Así, por ejemplo, hubiéramos agradecido una presentación menos grotesca de los caudillos templarios Guy de Lousignan y Reinaldo, a los que se les ha adjudicado unos inconcebibles papeles de «malos de película» que ni los propios actores se creen. El primero, interpretado por Martos Csokas, no hace otra cosa que poner cara de villano (la mirada baja, las mandíbulas apretadas) y adornarese con chulescos gestos de desplante. El segundo, un Brendan Gleeson completamente sobreactuado, repite una representación sainetesca que ya vimos en Troya (allí en el papel de Menelao) y a la que parece haberse acostumbrado con insistencia digna de mejor causa.
También nos hubiera gustado una presentación más convincente del personaje de la reina Sibylla, encarnada por una bellísima Eva Green a la que el guión le obliga a afearse progresivamente, cuyas motivaciones y comportamiento para con su esposo (Lousignan), su hermano (el rey leproso Balduino) o el propio protagonista, con el que mantiene una historia de amor tan convencional como inconsistente, nunca se muestran con claridad. Al final, el espectador acaba por considerar que la única razón sólida que explica el modo de ser de este personaje es su puro capricho, lo cual puede ser perfectamente admisible en la realidad, pero muy poco en el cine.

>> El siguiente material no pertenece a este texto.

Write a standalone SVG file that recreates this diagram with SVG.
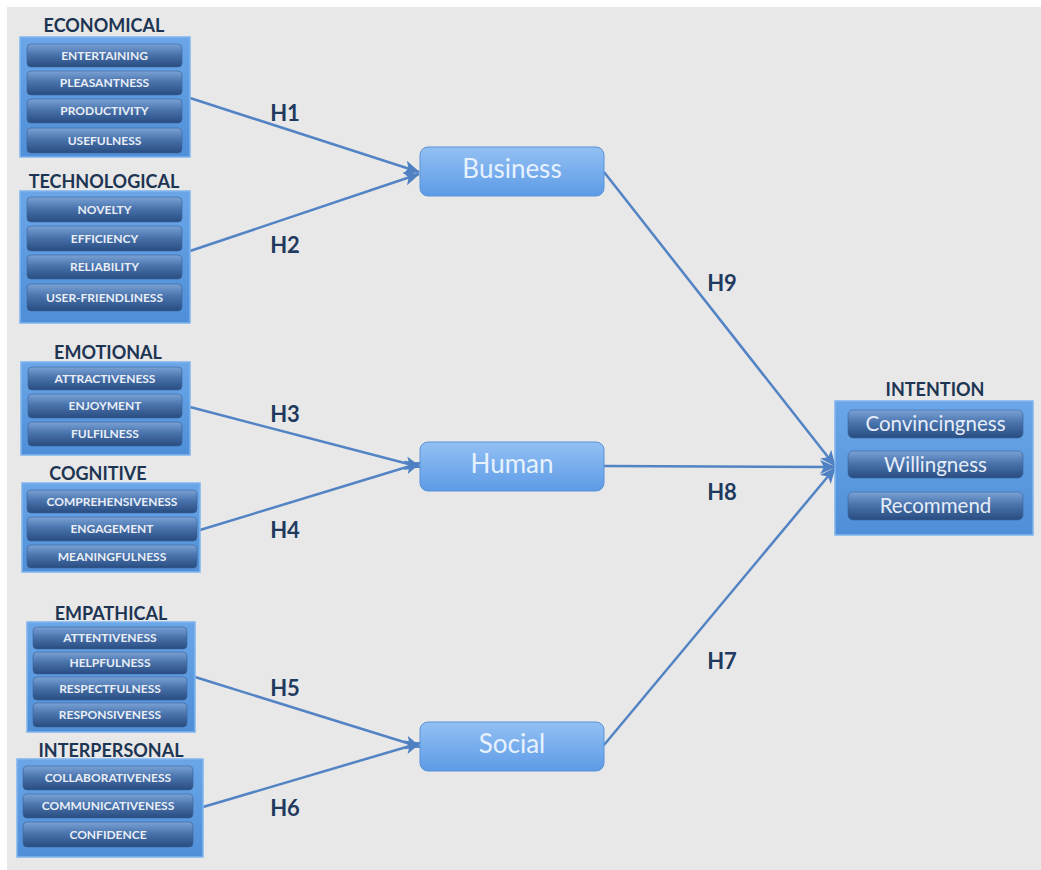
<svg xmlns="http://www.w3.org/2000/svg" width="1041" height="870" viewBox="0 0 1041 870">
  <defs>
    <linearGradient id="gPanel" x1="0" y1="0" x2="0" y2="1">
      <stop offset="0" stop-color="#6aa6e8"/>
      <stop offset="1" stop-color="#4f8fd8"/>
    </linearGradient>
    <linearGradient id="gItem" x1="0" y1="0" x2="0" y2="1">
      <stop offset="0" stop-color="#7aa2d6"/>
      <stop offset="0.45" stop-color="#4a74ad"/>
      <stop offset="1" stop-color="#284c80"/>
    </linearGradient>
    <linearGradient id="gNode" x1="0" y1="0" x2="0" y2="1">
      <stop offset="0" stop-color="#93c0f3"/>
      <stop offset="1" stop-color="#5d9be6"/>
    </linearGradient>
    <marker id="arrow" markerUnits="userSpaceOnUse" markerWidth="16" markerHeight="14" refX="15" refY="7" orient="auto">
      <path d="M0,0 L16,7 L0,14 L4,7 Z" fill="#4f80c2"/>
    </marker>
  </defs>
  <style>
    .panel { fill: url(#gPanel); stroke: #7fb4ee; stroke-width: 1.5; }
    .item { fill: url(#gItem); stroke: #3b6297; stroke-width: 0.6; }
    .itxt { font-family: Lato, "Open Sans", sans-serif; font-weight: bold; font-size: 12px; fill: #e9eef7; text-anchor: middle; }
    .cat { font-family: Lato, "Open Sans", sans-serif; font-weight: bold; font-size: 18px; fill: #1d3553; text-anchor: middle; }
    .node { fill: url(#gNode); stroke: #5a92d8; stroke-width: 1; }
    .ntxt { font-family: Lato, "Open Sans", sans-serif; font-size: 26px; fill: #e8f2ff; text-anchor: middle; }
    .bigtxt { font-family: Lato, "Open Sans", sans-serif; font-size: 20.5px; fill: #e6edf8; text-anchor: middle; }
    .hyp { font-family: Lato, "Open Sans", sans-serif; font-weight: bold; font-size: 22px; fill: #1f3a5e; text-anchor: middle; }
    .edge { stroke: #5283c4; stroke-width: 2.5; fill: none; marker-end: url(#arrow); }
  </style>

  <!-- canvas -->
  <rect x="0" y="0" width="1041" height="870" fill="#ffffff"/>
  <rect x="7" y="7" width="1034" height="863" fill="#e8e8e8"/>

  <!-- connectors -->
  <g id="connectors">
    <line class="edge" x1="190" y1="98" x2="419" y2="172"/>
    <line class="edge" x1="190" y1="251" x2="419" y2="174"/>
    <line class="edge" x1="190" y1="407" x2="420" y2="467"/>
    <line class="edge" x1="200" y1="530" x2="420" y2="463"/>
    <line class="edge" x1="195" y1="677" x2="420" y2="747"/>
    <line class="edge" x1="203" y1="807" x2="420" y2="743"/>
    <line class="edge" x1="604" y1="172" x2="835" y2="466"/>
    <line class="edge" x1="604" y1="466" x2="835" y2="467"/>
    <line class="edge" x1="604" y1="745" x2="835" y2="468"/>
    <text class="hyp" x="285" y="121">H1</text>
    <text class="hyp" x="285" y="253">H2</text>
    <text class="hyp" x="285" y="422">H3</text>
    <text class="hyp" x="285" y="538">H4</text>
    <text class="hyp" x="285" y="696">H5</text>
    <text class="hyp" x="285" y="816">H6</text>
    <text class="hyp" x="722" y="291">H9</text>
    <text class="hyp" x="722" y="500">H8</text>
    <text class="hyp" x="722" y="669">H7</text>
  </g>

  <!-- antecedent groups -->
  <g id="economical">
    <text class="cat" x="104" y="32">ECONOMICAL</text>
    <rect class="panel" x="20" y="37" width="170" height="120"/>
    <rect class="item" x="27" y="44" width="155" height="23" rx="4"/>
    <text class="itxt" x="104.5" y="60">ENTERTAINING</text>
    <rect class="item" x="27" y="71" width="155" height="24" rx="4"/>
    <text class="itxt" x="104.5" y="87">PLEASANTNESS</text>
    <rect class="item" x="27" y="99" width="155" height="24" rx="4"/>
    <text class="itxt" x="104.5" y="115">PRODUCTIVITY</text>
    <rect class="item" x="27" y="128" width="155" height="25" rx="4"/>
    <text class="itxt" x="104.5" y="145">USEFULNESS</text>
  </g>

  <g id="technological">
    <text class="cat" x="104" y="188">TECHNOLOGICAL</text>
    <rect class="panel" x="20" y="191" width="170" height="132"/>
    <rect class="item" x="27" y="197" width="155" height="25" rx="4"/>
    <text class="itxt" x="104.5" y="214">NOVELTY</text>
    <rect class="item" x="27" y="226" width="155" height="25" rx="4"/>
    <text class="itxt" x="104.5" y="243">EFFICIENCY</text>
    <rect class="item" x="27" y="255" width="155" height="24" rx="4"/>
    <text class="itxt" x="104.5" y="271">RELIABILITY</text>
    <rect class="item" x="27" y="284" width="155" height="27" rx="4"/>
    <text class="itxt" x="104.5" y="302">USER-FRIENDLINESS</text>
  </g>

  <g id="emotional">
    <text class="cat" x="108" y="359">EMOTIONAL</text>
    <rect class="panel" x="21" y="362" width="169" height="93"/>
    <rect class="item" x="28" y="367" width="154" height="23" rx="4"/>
    <text class="itxt" x="105" y="383">ATTRACTIVENESS</text>
    <rect class="item" x="28" y="394" width="154" height="24" rx="4"/>
    <text class="itxt" x="105" y="410">ENJOYMENT</text>
    <rect class="item" x="28" y="422" width="154" height="24" rx="4"/>
    <text class="itxt" x="105" y="438">FULFILNESS</text>
  </g>

  <g id="cognitive">
    <text class="cat" x="98" y="480">COGNITIVE</text>
    <rect class="panel" x="22" y="483" width="178" height="89"/>
    <rect class="item" x="27" y="490" width="170" height="23" rx="4"/>
    <text class="itxt" x="112" y="506">COMPREHENSIVENESS</text>
    <rect class="item" x="27" y="517" width="170" height="24" rx="4"/>
    <text class="itxt" x="112" y="533">ENGAGEMENT</text>
    <rect class="item" x="27" y="545" width="170" height="23" rx="4"/>
    <text class="itxt" x="112" y="561">MEANINGFULNESS</text>
  </g>

  <g id="empathical">
    <text class="cat" x="111" y="620">EMPATHICAL</text>
    <rect class="panel" x="27" y="622" width="168" height="110"/>
    <rect class="item" x="33" y="627" width="154" height="22" rx="4"/>
    <text class="itxt" x="110" y="642">ATTENTIVENESS</text>
    <rect class="item" x="33" y="652" width="154" height="22" rx="4"/>
    <text class="itxt" x="110" y="667">HELPFULNESS</text>
    <rect class="item" x="33" y="677" width="154" height="23" rx="4"/>
    <text class="itxt" x="110" y="693">RESPECTFULNESS</text>
    <rect class="item" x="33" y="703" width="154" height="24" rx="4"/>
    <text class="itxt" x="110" y="719">RESPONSIVENESS</text>
  </g>

  <g id="interpersonal">
    <text class="cat" x="111" y="757">INTERPERSONAL</text>
    <rect class="panel" x="17" y="759" width="186" height="98"/>
    <rect class="item" x="23" y="766" width="170" height="24" rx="4"/>
    <text class="itxt" x="108" y="782">COLLABORATIVENESS</text>
    <rect class="item" x="23" y="794" width="170" height="24" rx="4"/>
    <text class="itxt" x="108" y="810">COMMUNICATIVENESS</text>
    <rect class="item" x="23" y="822" width="170" height="25" rx="4"/>
    <text class="itxt" x="108" y="839">CONFIDENCE</text>
  </g>

  <!-- mediating constructs -->
  <g id="business">
    <rect class="node" x="420" y="147" width="184" height="49" rx="8"/>
    <text class="ntxt" x="512" y="178">Business</text>
  </g>
  <g id="human">
    <rect class="node" x="420" y="442" width="184" height="49" rx="8"/>
    <text class="ntxt" x="512" y="473">Human</text>
  </g>
  <g id="social">
    <rect class="node" x="420" y="722" width="184" height="49" rx="8"/>
    <text class="ntxt" x="512" y="753">Social</text>
  </g>

  <!-- outcome -->
  <g id="intention">
    <text class="cat" x="935" y="396">INTENTION</text>
    <rect class="panel" x="835" y="401" width="198" height="134"/>
    <rect class="item" x="848" y="410" width="175" height="28" rx="5"/>
    <text class="bigtxt" x="935.5" y="431">Convincingness</text>
    <rect class="item" x="848" y="451" width="175" height="27" rx="5"/>
    <text class="bigtxt" x="935.5" y="472">Willingness</text>
    <rect class="item" x="848" y="492" width="175" height="28" rx="5"/>
    <text class="bigtxt" x="935.5" y="513">Recommend</text>
  </g>
</svg>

Ni la sobriedad y contención de actores tan magníficos como Liam Neeson (Godofredo de Ibelin, padre de Balian), que desaparece de la pantalla demasiado pronto, o Jeremy Irons (Tiberias), también poco aprovechado, ni la extraordinaria presencia física de Ghassan Massoud (vaya mirada la suya, como para rendir a todo un ejército), en su encarnación del legendario sultán Saladino, compensan estas debilidades del guión y de la labor de dirección. Tampoco la puesta en escena, por lo general brillantísima aunque en algún momento se les vaya la mano a los expertos en trucos digitales, ni las escenas de acción, para mi gusto mucho menos logradas y bastante más confusas que en Gladiator, consiguen insuflar suficiente ritmo y consistencia a una historia fría y desnortada que en ningún momento consigue del espectador un grado de empatía suficiente. Una pena, porque muchos habíamos acudido a al cine con el anhelo de volver a sentir la incomparable palpitación que provocan los grandes espectáculos cinematográficos. A ver si Lucas o Spielberg nos compensan de este fiasco con el cierre de la hexalogía galáctica y la enésima versión del clásico de Wells, que están al caer.
Pondremos velas a Santa Rita, por si acaso.